Friday, January 10, 2020

Corrupt Congresswoman CORRINE BROWN sentence upheld



Juror 13 was dismissed after saying "the Holy Spirit" said then-Rep. CORRINE BROWN (D-FL4) was innocent.  A panel of the Eleventh Circuit Court of Appeals upheld BROWN's conviction by 2-1 vote -- decision is here.  While the reporter predicts BROWN will probably serve the rest of her sentence, the case could be heard by the full Eleventh Circuit, sitting en banc.

Footnote: I spent a lot of time in the Eleventh Circuit building in Atlanta, including four full days in the en banc courtroom, where I tried an environmental whistleblower case against the EPA heard there by USDOL Administrative Law Judge Clement J. Kennington, who also had the perspicacity to obtain use of the Georgia Supreme Court's main courtroom.

From the Jacksonville, Florida Times-Union:
Judge was right in ex-U.S. Rep. Corrine Brown’s fraud conviction, appeals court says
By Andrew Pantazi
Posted Jan 9, 2020 at 1:38 PM

The ruling means the former 12-term congresswoman from Jacksonville, convicted of fraud, will continue serving a sentence scheduled to end in 2022.

A federal appeals court on Thursday upheld former U.S. Rep. Corrine Brown’s conviction on a string of fraud charges that netted her a five-year sentence in prison.

The ruling means Brown, now 73, will remain in custody until 2022 unless some new decision overrides the finding of a three-judge panel of the U.S. Court of Appeals for the 11th Circuit in Atlanta.

The former 12-term congresswoman entered a minimum-security women’s camp at the Coleman Federal Correctional Institution in Sumter County in January 2018.

A Jacksonville jury had found her guilty the previous year of wire and mail fraud and several related charges involving a children’s charity that prosecutors described as a sham that funneled donations totaling tens of thousands of dollars — largely from Brown’s political supporters — into the veteran lawmaker’s pocket.

Attorneys for Brown had argued she was wrongly convicted based on a judge’s decision to remove from her case a juror who said he had received guidance from the “Holy Spirit” attesting to Brown’s innocence.

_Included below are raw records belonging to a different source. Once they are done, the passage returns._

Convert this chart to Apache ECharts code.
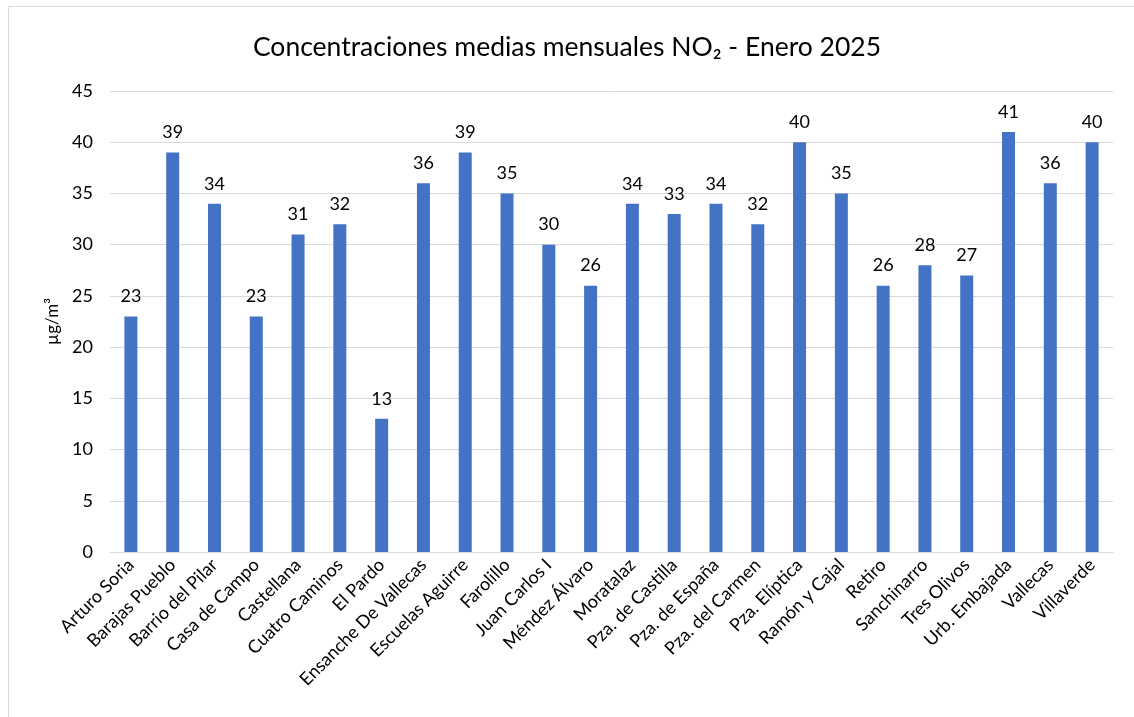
<!DOCTYPE html>
<html>
<head>
<meta charset="utf-8">
<script src="https://cdn.jsdelivr.net/npm/echarts@6/dist/echarts.min.js"></script>
<style>
  html, body { margin: 0; padding: 0; background: #fff; }
  #chart { width: 1134px; height: 717px; }
</style>
</head>
<body>
<div id="chart"></div>
<script>
const estaciones = [
  "Arturo Soria", "Barajas Pueblo", "Barrio del Pilar", "Casa de Campo", "Castellana",
  "Cuatro Caminos", "El Pardo", "Ensanche De Vallecas", "Escuelas Aguirre", "Farolillo",
  "Juan Carlos I", "Méndez Álvaro", "Moratalaz", "Pza. de Castilla", "Pza. de España",
  "Pza. del Carmen", "Pza. Elíptica", "Ramón y Cajal", "Retiro", "Sanchinarro",
  "Tres Olivos", "Urb. Embajada", "Vallecas", "Villaverde"
];
const valores = [23, 39, 34, 23, 31, 32, 13, 36, 39, 35, 30, 26, 34, 33, 34, 32, 40, 35, 26, 28, 27, 41, 36, 40];

const fuente = "Lato, 'Open Sans', sans-serif";
let myChart = echarts.init(document.getElementById("chart"));

let option = {
  backgroundColor: "#fff",
  animation: false,
  title: {
    text: "Concentraciones medias mensuales NO₂ - Enero 2025",
    left: "center",
    top: 29,
    textStyle: { fontFamily: fuente, fontSize: 26.5, fontWeight: "normal", color: "#000" }
  },
  graphic: [{
    // marco del gráfico
    type: "rect",
    shape: { x: 8.5, y: 6.5, width: 1140, height: 720 },
    style: { fill: "none", stroke: "#d9d9d9", lineWidth: 1 },
    silent: true
  }],
  grid: { left: 110, right: 21, top: 91, bottom: 165 },
  xAxis: {
    type: "category",
    data: estaciones,
    axisLine: { lineStyle: { color: "#d9d9d9", width: 1 } },
    axisTick: { show: false },
    axisLabel: {
      interval: 0,
      rotate: 45,
      margin: 10,
      fontFamily: fuente,
      fontSize: 18,
      color: "#000"
    }
  },
  yAxis: {
    type: "value",
    min: 0,
    max: 45,
    interval: 5,
    name: "µg/m³",
    nameLocation: "middle",
    nameGap: 48,
    nameTextStyle: { fontFamily: fuente, fontSize: 17, color: "#000" },
    axisLine: { show: false },
    axisTick: { show: false },
    splitLine: { lineStyle: { color: "#d9d9d9", width: 1 } },
    axisLabel: { fontFamily: fuente, fontSize: 18, color: "#000", margin: 17 }
  },
  series: [{
    type: "bar",
    data: valores,
    barWidth: 13,
    itemStyle: { color: "#4472C4" },
    label: {
      show: true,
      position: "top",
      distance: 11,
      fontFamily: fuente,
      fontSize: 18,
      color: "#000"
    }
  }]
};

myChart.setOption(option);
</script>
</body>
</html>
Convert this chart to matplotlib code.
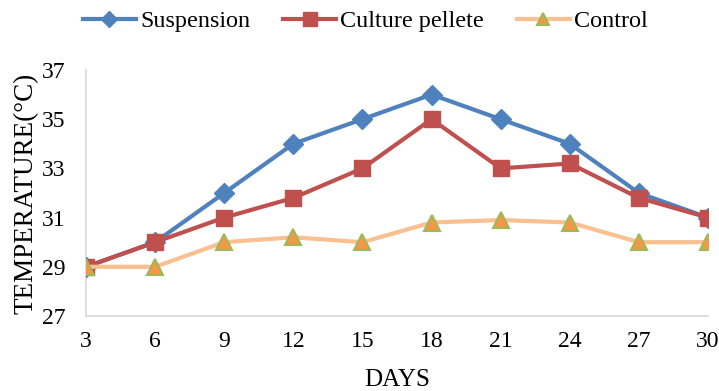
import matplotlib
matplotlib.use("Agg")
import matplotlib.pyplot as plt

days = [3, 6, 9, 12, 15, 18, 21, 24, 27, 30]
suspension = [29, 30, 32, 34, 35, 36, 35, 34, 32, 31]
culture_pellete = [29, 30, 31, 31.8, 33, 35, 33, 33.2, 31.8, 31]
control = [29, 29, 30, 30.2, 30, 30.8, 30.9, 30.8, 30, 30]
y_ticks = [27, 29, 31, 33, 35, 37]

plt.rcParams['font.family'] = ['Liberation Serif', 'DejaVu Serif']

fig = plt.figure(figsize=(7.19, 3.91), dpi=100)
ax = fig.add_axes([0.1196, 0.1918, 0.8651, 0.6292])

pos = list(range(len(days)))
ax.plot(pos, suspension, color='#4F81BD', lw=3, marker='D', ms=10,
        mfc='#4F81BD', mec='#4F81BD', label='Suspension', zorder=3)
ax.plot(pos, culture_pellete, color='#C0504D', lw=3, marker='s', ms=12,
        mfc='#C0504D', mec='#C0504D', label='Culture pellete', zorder=3)
ax.plot(pos, control, color='#FAC090', lw=3, marker='^', ms=11,
        mfc='#F79646', mec='#9BBB59', mew=1.5, label='Control', zorder=3)

ax.set_xlim(0, len(days) - 1)
ax.set_ylim(27, 37)
ax.set_yticks(y_ticks)
ax.set_xticks(pos)
ax.set_xticklabels([str(d) for d in days])
ax.tick_params(axis='both', length=0, labelsize=17)
ax.tick_params(axis='x', pad=11)
ax.tick_params(axis='y', pad=15)

for s in ['top', 'right']:
    ax.spines[s].set_visible(False)
for s in ['left', 'bottom']:
    ax.spines[s].set_color('#D9D9D9')
    ax.spines[s].set_linewidth(1.2)

ax.set_xlabel('DAYS', fontsize=18, labelpad=12)
ax.set_ylabel('TEMPERATURE(°C)', fontsize=19.5, labelpad=2)

fig.legend(loc='center', bbox_to_anchor=(0.508, 0.945), ncol=3,
           frameon=False, fontsize=17.4, handlelength=2.2, handletextpad=0.17,
           columnspacing=1.36, markerscale=0.85)

fig.savefig('out.png', dpi=100)
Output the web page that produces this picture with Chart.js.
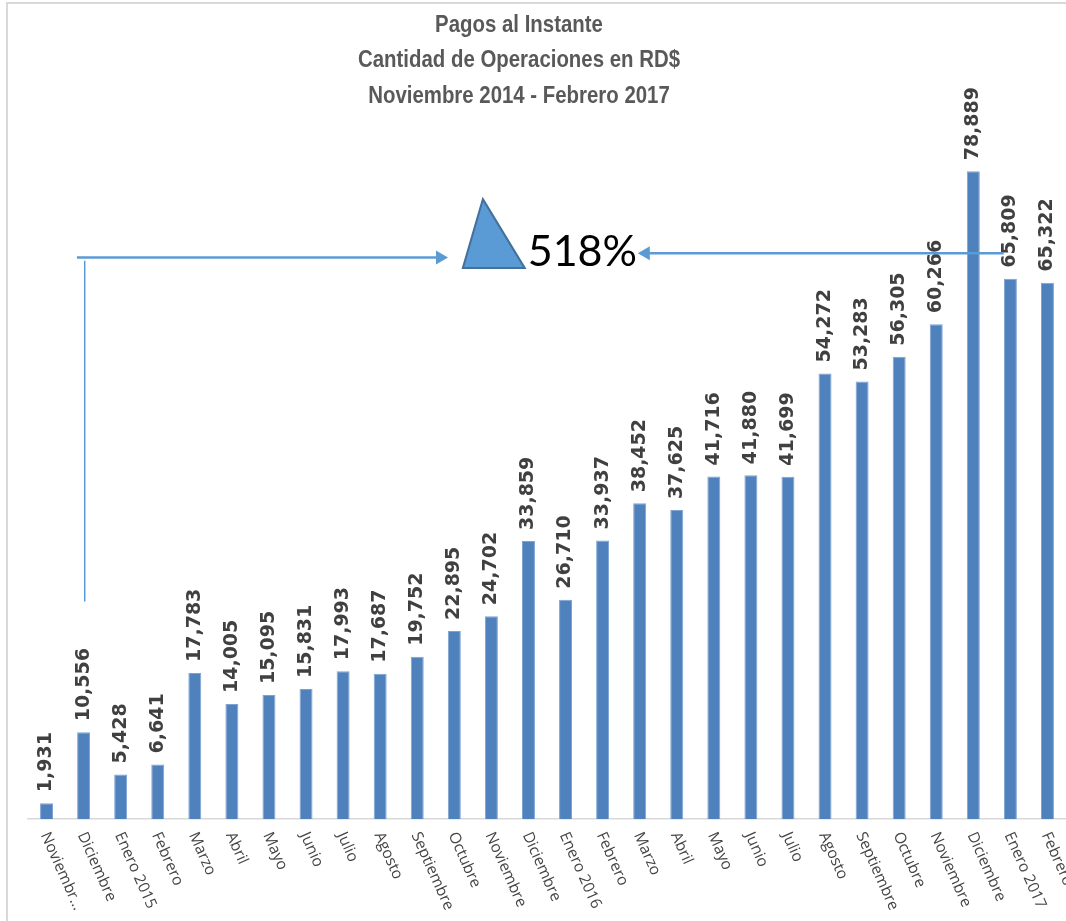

They argued that U.S. District Judge Timothy Corrigan violated the Jacksonville native’s rights by changing the jury’s composition while deliberations were going on.

The ruling about Corrigan’s decision sharply split the appeals panel judges, each of whom wrote an opinion.

U.S. Circuit Judge Robin Rosenbaum and Senior U.S. District Judge Anne C. Conway sided with the government’s arguments against Brown, with Rosenbaum, a Barack Obama appointee, writing the decision that affirmed Brown’s conviction.

U.S. Circuit Judge William Pryor, a conservative judge who has been eyed as a potential U.S. Supreme Court nominee in the past, dissented and warned the decision misunderstood deeply held religious beliefs.

Pryor, a George W. Bush appointee who President Trump openly named as a possible Supreme Court nominee, said the decision could encourage “discrimination against a substantial segment of the citizens in our Circuit who pray for and believe they receive divine guidance in their daily affairs.”

“For example,” he wrote, “African American and evangelical Christians are more likely than others to believe that God speaks to them, and the majority’s decision now requires that these eligible jurors be stricken for cause if a discriminating lawyer elicits during voir dire [jury selection] that God communicates with them.”

Conway, a George H.W. Bush appointee, is a trial judge with the Middle District of Florida, the district where Brown was convicted. She took senior status, a form of semi-retirement for judges that allows them to still hear cases, in 2015. She has served as a member of the Foreign Intelligence Surveillance Court since 2016.

Conway wrote, in her concurring opinion, that “this is not a case which turns on a juror’s religious beliefs or religious freedom to engage in prayer or seek guidance during deliberations when applying the law to the evidence in the case. Rather, it is a straightforward case about whether the district court—having concluded based on direct questioning that a juror was not following the court’s instructions — abused its discretion in dismissing that juror based on an assessment of the juror’s credibility and capacity to follow the court’s instructions.”

Yet Pryor said the juror’s statement that “the Holy Spirit told me that Corrine Brown was not guilty on all charges” was just his way of saying “he had asked God to help him weigh the evidence and that he thought God was leading him strongly toward acquittal.”

Thursday’s ruling means Brown is likely to remain imprisoned well after other defendants in the fraud have left the justice system behind.

Carla Wiley, president of One Door for Education, the nonprofit that Brown touted, was released from custody last July after completing a 21-month sentence.

Brown’s former chief of staff, Elias “Ronnie” Simmons, is scheduled to finish a four-year sentence and be released from a Baltimore halfway house in June.